Volume XVII, Issue 16 - April 16 - April 22, 2009

Letter From the Editor

On Bay Weekly’s Sweet 16

Seeking ways to sweeten the Earth Day report

On Earth Day, Bay Weekly celebrates its 16th birthday.

Sweet 16 was a big deal back when I was a girl. I wore a corsage of rosebuds and sugar cubes and drove about the biggest American car you could buy — my father’s fat, finned Cadillac convertible — to take my driver’s test.

Those mileposts of maturity remind me just how far 16 years stretches. I’ve retraced many of the miles this newspaper has come for this week’s anniversary story, Bay Weekly’s History — Up Until Now.

I hope you’ve followed us down that road as a reader of many years’ standing, that this week you’ll enjoy reviewing its twists and turns, dips and peaks — and that you’ll look forward with us to many more.

Jane Elkin looks back to her own girlhood in her reflection on the first Earth Day in 1970. In her childish optimism, she thought Earth repair was a job we’d get done in a day.

Measurement of how short we’ve fallen abounds this time of year. American Rivers ranks Chesapeake Tributary Mattawoman Creek as our nation’s fourth Most Endangered River. The Rhode and West rivers are faring little better, according to their Riverkeepers. The University of Maryland Center for Environmental Science reported especially bad river health in the central Bay and only fair health for the rest of the Bay system. Now the Chesapeake Bay Foundation’s 10th annual State of the Bay Report deepens the gloom.
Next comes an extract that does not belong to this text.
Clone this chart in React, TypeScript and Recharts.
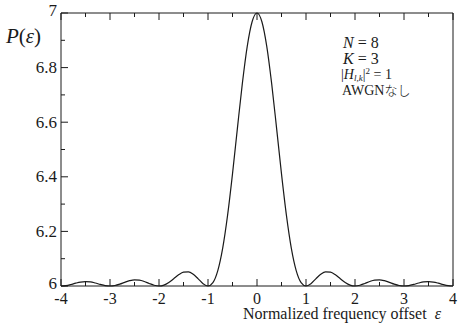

I could detail the bad news, but I’m sure you’ve already heard enough. As that sugar cube corsage reminds me, we all like to take our birthdays sweet.

So here’s some good news to savor on this 39th Earth Day: We Marylanders feel connected to the Earth by our food.

In a telephone survey conducted by the University of Baltimore Schaefer Center for Public Policy (http://scpp.ubalt.edu), 77 percent of the 801 Marylanders polled said they want to, and are more likely to, buy produce that’s been grown by a Maryland farmer. Even more, 94 percent, say they value preserving land for farming.

We’re acting as well as talking. Seventy-two percent of those polled are already locavores, having shopped for Maryland-grown fruit or vegetables in grocery stores, at farmers’ markets, from roadside farm stands and pick-your-own farms sometime in 2008.

Those measures tell us we’ve come a long way. Sixteen years ago, only the avant garde valued eating locally as an Earth-friendly act. (We know because we were writing about them back then.)

Shop locally, buy locally, eat locally seems to be a call we rally to.

How is that different from Save the Bay?

Eat locally gives us precise, positive directions. We all know how to eat. And each year, locally produced food is more visible. Roadside stands, signs directing us to farmers’ markets and local labels on foods at grocery stories make local food easier to find, so that we can eat it. But they’re just the visible tip — the growth shoot as it were — of a vast, well-conceived marketing campaign to change our behavior.

Maybe we’d be doing better for our rivers and Bay if we had more precise, positive directions. For starters, we need a slogan.